Mastodawn

I gave Pocket TTS a shot. It's a local AI voice that claims to run well on the CPU, so it's faster to generate output and doesn't require a GPU. The main problem with it is the same as with so many voices these days, AI or otherwise: punctuation. Periods and commas sound the same, and question marks aren't always noticeable. Parenthetical phrases sound odd, and the double dash isn't handled at all. I love seeing this field continue to move forward, but I have yet to meet an AI voice I like.

Show thread

Alex Hall Jan 16

In case you want to play with Pocket TTS on your own: https://github.com/kyutai-labs/pocket-tts?tab=readme-ov-file

GitHub - kyutai-labs/pocket-tts: A TTS that fits in your CPU (and pocket)

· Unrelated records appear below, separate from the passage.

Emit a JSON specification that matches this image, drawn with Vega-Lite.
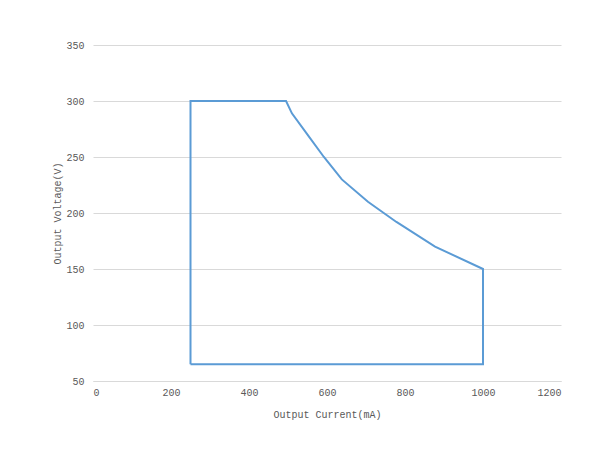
{
  "$schema": "https://vega.github.io/schema/vega-lite/v6.json",
  "width": 468,
  "height": 336,
  "autosize": {"type": "none"},
  "padding": {"left": 93, "top": 45, "right": 47, "bottom": 78},
  "background": "white",
  "config": {"view": {"stroke": null}},
  "data": {"values": [
    {"i": 1, "current": 250, "voltage": 65},
    {"i": 2, "current": 250, "voltage": 300},
    {"i": 3, "current": 495, "voltage": 300},
    {"i": 4, "current": 510, "voltage": 289},
    {"i": 5, "current": 550, "voltage": 270},
    {"i": 6, "current": 592, "voltage": 250},
    {"i": 7, "current": 638, "voltage": 230},
    {"i": 8, "current": 705, "voltage": 210},
    {"i": 9, "current": 778, "voltage": 192},
    {"i": 10, "current": 877, "voltage": 170},
    {"i": 11, "current": 1000, "voltage": 150},
    {"i": 12, "current": 1000, "voltage": 65},
    {"i": 13, "current": 250, "voltage": 65}
  ]},
  "mark": {"type": "line", "color": "#5B9BD5", "strokeWidth": 2, "strokeJoin": "miter"},
  "encoding": {
    "order": {"field": "i", "type": "quantitative"},
    "x": {
      "field": "current", "type": "quantitative",
      "scale": {"domain": [0, 1200], "nice": false, "zero": false},
      "axis": {
        "title": "Output Current(mA)", "values": [0, 200, 400, 600, 800, 1000, 1200], "format": "d",
        "grid": false, "ticks": false, "domainColor": "#d9d9d9", "domainWidth": 1,
        "labelFont": "Liberation Mono", "labelFontSize": 10, "labelColor": "#595959", "labelPadding": 6,
        "titleFont": "Liberation Mono", "titleFontSize": 10, "titleFontWeight": "normal", "titleColor": "#595959", "titlePadding": 12
      }
    },
    "y": {
      "field": "voltage", "type": "quantitative",
      "scale": {"domain": [50, 350], "nice": false, "zero": false},
      "axis": {
        "title": "Output Voltage(V)", "values": [50, 100, 150, 200, 250, 300, 350], "format": "d",
        "grid": true, "gridColor": "#d9d9d9", "gridWidth": 1,
        "ticks": false, "domain": false,
        "labelFont": "Liberation Mono", "labelFontSize": 10, "labelColor": "#595959", "labelPadding": 9,
        "titleFont": "Liberation Mono", "titleFontSize": 10, "titleFontWeight": "normal", "titleColor": "#595959", "titlePadding": 3
      }
    }
  }
}
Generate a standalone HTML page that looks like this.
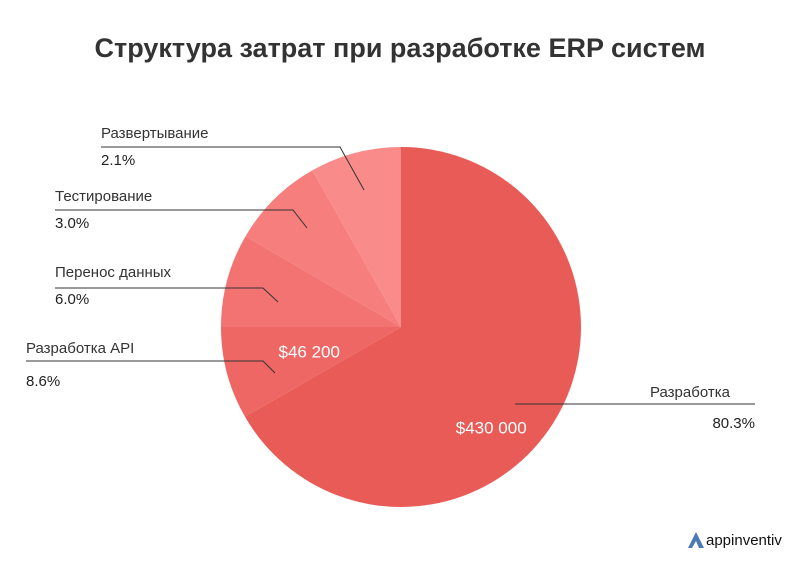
<!DOCTYPE html>
<html><head><meta charset="utf-8"><style>
body{margin:0;background:#fff;font-family:"Liberation Sans",sans-serif}
#wrap{position:relative;width:801px;height:579px;overflow:hidden}
</style></head><body>
<div id="wrap">
<svg id="chart" width="801" height="579"></svg>
</div>
<script>
const categories = ["Разработка","Разработка API","Перенос данных","Тестирование","Развертывание"];
const percentLabels = ["80.3%","8.6%","6.0%","3.0%","2.1%"];
// share of circle as drawn in the picture (percent)
const sliceShares = [66.7, 8.3, 8.4, 8.4, 8.2];
const valueLabels = ["$430 000","$46 200","","",""];
const colors = ["#e95b57","#ee6764","#f27372","#f67e7d","#f98b8a"];
const NS="http://www.w3.org/2000/svg";
const svg=document.getElementById('chart');
function mk(t,a){const e=document.createElementNS(NS,t);for(const k in a)e.setAttribute(k,a[k]);svg.appendChild(e);return e;}
const cx=401,cy=327,r=180;
const title=mk('text',{x:400,y:57,'text-anchor':'middle','font-size':27,'font-weight':'bold',fill:'#333'});


title.textContent='Структура затрат при разработке ERP систем';
const total=sliceShares.reduce((a,b)=>a+b,0);
function pt(deg,rad){const a=deg*Math.PI/180;return [cx+rad*Math.sin(a),cy-rad*Math.cos(a)];}
let start=0;const mids=[];
sliceShares.forEach((v,i)=>{
 const sweep=v/total*360,end=start+sweep;
 const [x1,y1]=pt(start,r),[x2,y2]=pt(end,r);
 const p=mk('path',{d:`M${cx},${cy}L${x1},${y1}A${r},${r} 0 ${sweep>180?1:0} 1 ${x2},${y2}Z`,fill:colors[i]});
 
 
 mids.push(start+sweep/2);start=end;
});
// value labels
const vRad=[135,95];
valueLabels.forEach((t,i)=>{if(!t)return;
 const m=mids[i];const [x,y]=pt(m+(i==0?18:0),vRad[i]);
 const e=mk('text',{x:x,y:y+6,'text-anchor':'middle','font-size':17,fill:'#fff'});
 
 
 e.textContent=t;});
// leader lines and labels
const layout=[
 {tx:650,ty:397,px:755,py:428,ly:404,lx0:515,lx1:755,anchor:'start',pAnchor:'end',ex:515,ey:404},
 {tx:26,ty:353,px:26,py:386,ly:361,lx0:26,lx1:263,anchor:'start',pAnchor:'start',ex:275,ey:373},
 {tx:55,ty:277,px:55,py:304,ly:288,lx0:55,lx1:263,anchor:'start',pAnchor:'start',ex:278,ey:302},
 {tx:55,ty:201,px:55,py:228,ly:210,lx0:55,lx1:293,anchor:'start',pAnchor:'start',ex:307,ey:228},
 {tx:101,ty:138,px:101,py:165,ly:147,lx0:101,lx1:340,anchor:'start',pAnchor:'start',ex:364,ey:190}];
layout.forEach((L,i)=>{
 const d=i==0?`M${L.lx0},${L.ly}L${L.lx1},${L.ly}`:`M${L.lx0},${L.ly}L${L.lx1},${L.ly}L${L.ex},${L.ey}`;
 const l=mk('path',{d:d,stroke:'#333',fill:'none','stroke-width':1});
 
 
 const t=mk('text',{x:L.tx,y:L.ty,'text-anchor':L.anchor,'font-size':15,fill:'#333'});
 
 
 t.textContent=categories[i];
 const p=mk('text',{x:L.px,y:L.py,'text-anchor':L.pAnchor,'font-size':15,fill:'#222'});
 
 
 p.textContent=percentLabels[i];
});
const logo=mk('path',{d:'M688,548 L696,532 L704,548 L699,548 L696,541 L692,548 Z',fill:'#4a7ab5'});


const lt=mk('text',{x:706,y:545,'font-size':15,fill:'#111'});


lt.textContent='appinventiv';
</script>
</body></html>
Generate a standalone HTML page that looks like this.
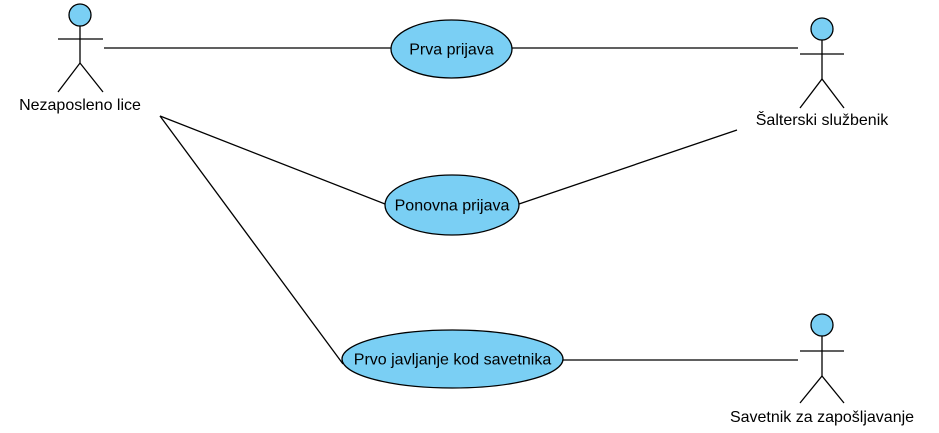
<!DOCTYPE html>
<html><head><meta charset="utf-8"><style>html,body{margin:0;padding:0;background:#fff}svg{display:block}</style></head>
<body>
<svg width="939" height="433" xmlns="http://www.w3.org/2000/svg" font-family="Liberation Sans, Arial, sans-serif" font-size="16">
<g stroke="#000" stroke-width="1.3" fill="none">
<line x1="104" y1="48" x2="391" y2="48"/>
<line x1="512" y1="48" x2="798" y2="48"/>
<line x1="160" y1="116" x2="385" y2="204"/>
<line x1="160" y1="116" x2="343" y2="364"/>
<line x1="519" y1="204" x2="737" y2="130"/>
<line x1="563" y1="360" x2="798" y2="360"/>
</g>
<g fill="#7acff4" stroke="#000" stroke-width="1.3">
<ellipse cx="451.5" cy="49" rx="60.5" ry="29"/>
<ellipse cx="452" cy="205" rx="67" ry="30"/>
<ellipse cx="452.5" cy="359" rx="110.5" ry="29"/>
</g>
<g text-anchor="middle" fill="#000">
<text x="451.5" y="54.5">Prva prijava</text>
<text x="452" y="210.5">Ponovna prijava</text>
<text x="452.5" y="364.5">Prvo javljanje kod savetnika</text>
</g>
<g stroke="#000" stroke-width="1.3" fill="none">
<circle cx="80" cy="15" r="11" fill="#7acff4"/>
<line x1="80" y1="26" x2="80" y2="63"/><line x1="58" y1="39" x2="103" y2="39"/>
<polyline points="58,92 80,63 103,92"/>
<circle cx="822" cy="29" r="11" fill="#7acff4"/>
<line x1="822" y1="40" x2="822" y2="79"/><line x1="800" y1="54" x2="844" y2="54"/>
<polyline points="800,108 822,79 844,108"/>
<circle cx="822" cy="325" r="11" fill="#7acff4"/>
<line x1="822" y1="336" x2="822" y2="376"/><line x1="800" y1="351" x2="844" y2="351"/>
<polyline points="800,403 822,376 844,403"/>
</g>
<g text-anchor="middle" fill="#000">
<text x="80" y="110">Nezaposleno lice</text>
<text x="822" y="125">Šalterski službenik</text>
<text x="822" y="422">Savetnik za zapošljavanje</text>
</g>
</svg>
</body></html>
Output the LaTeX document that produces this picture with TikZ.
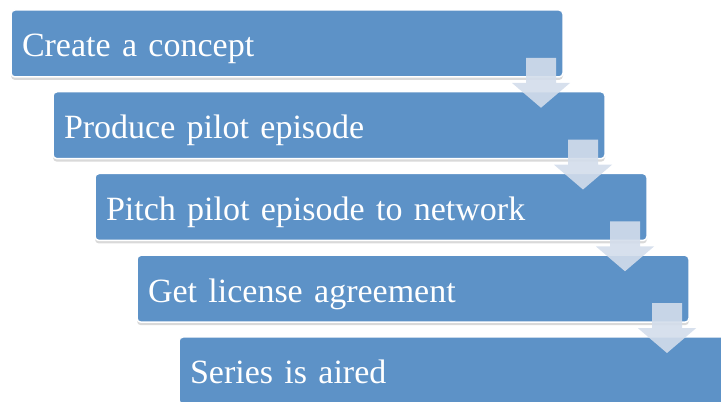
\documentclass[tikz,border=0pt]{standalone}
\usepackage{fontspec}
\setmainfont{Liberation Serif}
\usepackage{xcolor}
\usepackage{tikz}
\usetikzlibrary{positioning,shadows}
\definecolor{stepblue}{HTML}{5D92C7}
\definecolor{steparrow}{HTML}{D3DDEB}

\begin{document}
\begin{tikzpicture}[x=1pt,y=1pt,
    stepbox/.style={rectangle,rounded corners=4pt,fill=stepblue,draw=white,
      line width=1.5pt,outer sep=0pt,text=white,
      minimum height=67pt,text width=530pt,inner xsep=11pt,align=left,
      text height=30pt,text depth=3pt,font=\fontsize{34}{40}\selectfont,
      drop shadow={shadow xshift=0pt,shadow yshift=-3pt,opacity=.3,fill=black!50}},
    stepdown/.style={fill=steparrow,opacity=.9}]
        \useasboundingbox (0,0) rectangle (721,402);
        \clip (0,0) rectangle (721,402);
        % staircase of steps
        \node[stepbox,anchor=north west] (c1) at (11,392) {Create a concept};
        \node[stepbox,below right=14.75pt and 42pt of c1.south west] (c2) {Produce pilot episode};
        \node[stepbox,below right=14.75pt and 42pt of c2.south west] (c3) {Pitch pilot episode to network};
        \node[stepbox,below right=14.75pt and 42pt of c3.south west] (c4) {Get license agreement};
        \node[stepbox,below right=14.75pt and 42pt of c4.south west] (c5) {Series is aired};
        % block arrows down the right ends
        \foreach \a/\b in {c1/c2,c2/c3,c3/c4,c4/c5}{
          \fill[stepdown] ([shift={(-37,19)}]\a.south east) -- ([shift={(-7,19)}]\a.south east)
            -- ([shift={(-7,-6)}]\a.south east) -- ([shift={(7,-6)}]\a.south east)
            -- ([shift={(-64,-16)}]\b.north east)
            -- ([shift={(-51,-6)}]\a.south east) -- ([shift={(-37,-6)}]\a.south east) -- cycle;
        }
      \end{tikzpicture}
\end{document}
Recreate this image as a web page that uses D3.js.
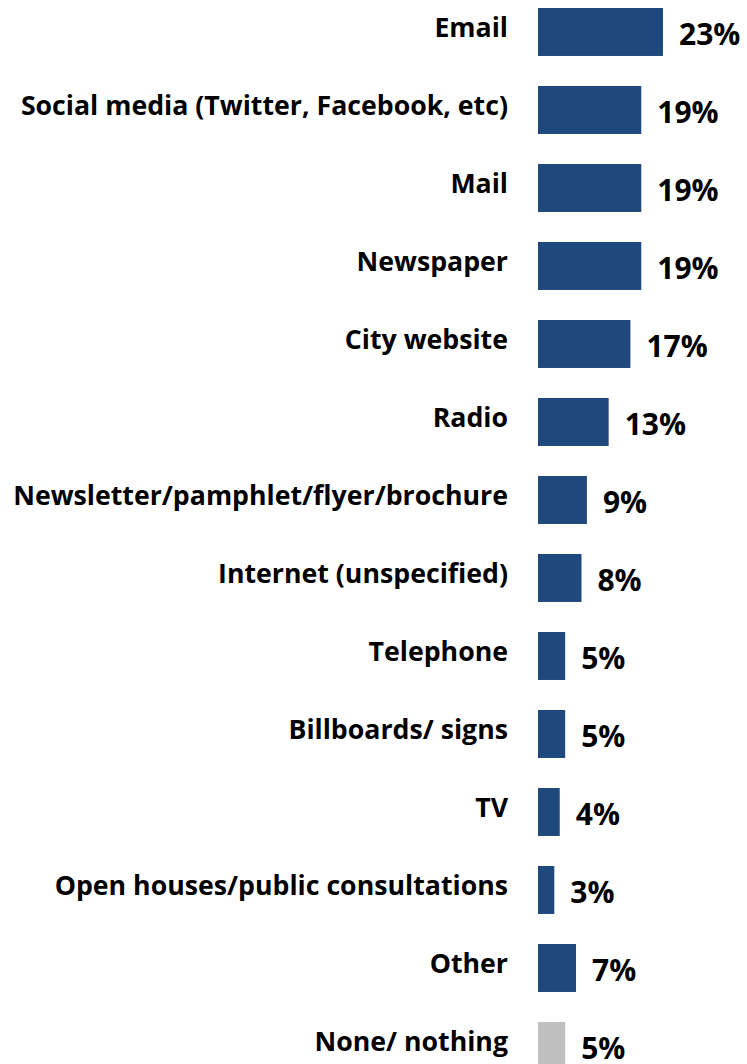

A TTS that fits in your CPU (and pocket). Contribute to kyutai-labs/pocket-tts development by creating an account on GitHub.

GitHub

Show thread

Kaliah Jan 16

@x0 @alexhall I think it's a really cool field, I just don't think it's advanced far enough to be viable for extensive uses like for screen readers IMO.

Show thread

Luis Carlos Jan 16

@x0 @alexhall So could this work with screen readers? Maybe another provider for Sonata when the developer finishes or concludes their TTS lab project

Show thread

Alex Hall Jan 16

@luiscarlosgonzalez @x0 I doubt it, given how responsive screen reader speech needs to be, but you never know.

Show thread

Mckensie parker Jan 18

@alexhall What is this pocket TTS, is this for NVDA or something?

Show thread

Alex Hall Jan 18

@mckensie Not for NVDA, no. It's one of the increasing number of AI-based speech synthesizers. With some Python coding, you hadnd it your text and you get back a .wav file. The goal is natural-sounding speech, but all local and not using a company's servers.

Show thread

Cleverson Jan 18

@TalkingDroid @alexhall It's shockingly unbelievable how noone has enough brain to think of such a very important detail when making a synth.

Show thread

TalkingDroid Jan 19

@clv1 @alexhall I know, but how many synths do you know where you can really hear the question mark for example? Eloquence is definitely the best at that.

Show thread

Alex Hall Jan 19

@TalkingDroid @clv1 ESpeak is my daily driver, and it also handles punctuation quite well. It seems like the more "natural" a voice is, the worse it is with punctuation.

Show thread

Martin Jan 18

@alexhall Ooo, it's actually quite snappy to produce the audio though. Neat!